Johnson & Johnson Faces Antitrust Suit Over Dominating Infliximab Drug
by Erin Shaak
Last Updated on May 8, 2018
National Employees Health Plan v. Johnson & Johnson et al.
Filed: September 28, 2017 ◆§ 2:17-cv-04326
Johnson & Johnson (J&J) and subsidiary Janssen Biotech, Inc. are facing a lawsuit alleging they engaged in an illegal antitrust scheme to raise prices of their infliximab drug and suppress competition.
Johnson & Johnson (J&J) and subsidiary Janssen Biotech, Inc. are facing an antitrust lawsuit alleging that they protected their monopoly on biologic medications by illegally coercing insurance companies and healthcare providers to enter into exclusionary contracts and forcing out potential competition that would have driven down the price of their product.

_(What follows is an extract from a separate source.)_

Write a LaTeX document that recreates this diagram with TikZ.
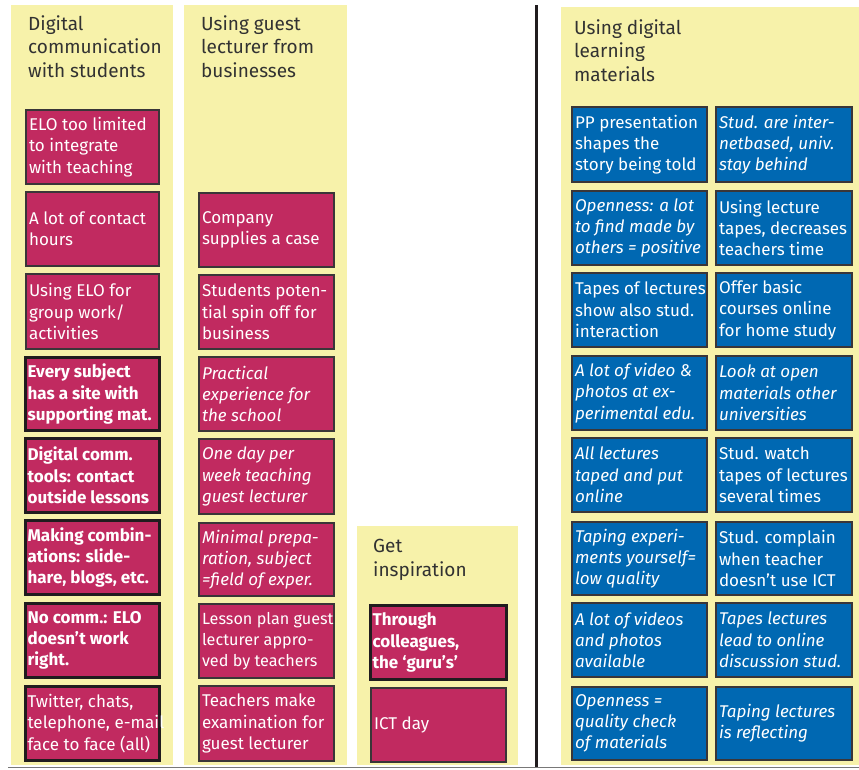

The suit centers around J&J’s infliximab drug, Remicade, which the suit claims is “among the best selling drugs in the world” and costs about $4,000 per dose. The complaint claims that Remicade was the only infliximab product on the market until 2016, when Pfizer allegedly launched its biosimilar medicine Inflectra and began selling it at a price that was 15 percent less than Remicade.
The complaint alleges that upon the entrance of a competitor, the defendants then implemented a plan to suppress Pfizer’s product and raise prices of their infliximab medicine by bullying insurance companies and healthcare providers into signing contracts promising they would only insure and purchase Remicade as opposed to its competitors, despite its more expensive price. The contracts allegedly offered enticing rebates and bundling packages that would impose “a significant financial penalty” on parties that denied the offer.
According to the suit, J&J has persuaded “most major health insurers” – about 70 percent of the market – to sign its contracts. Pfizer reportedly claims that its infliximab product is “eligible for reimbursement only in circumstances so limited as to be practically non-existent,” the complaint reads. As a result, health providers have allegedly become hesitant to buy Inflectra due to a risk of not receiving reimbursement from insurance companies. The suit claims that as of September 1, 2017, in fact, approximately 90 percent of healthcare providers that stock infliximab “purchased no Inflectra at all.”
The suit argues that as a result of the defendants’ allegedly anticompetitive behavior, consumers are presented with fewer medical options and unfairly forced to pay a higher price for needed medicine.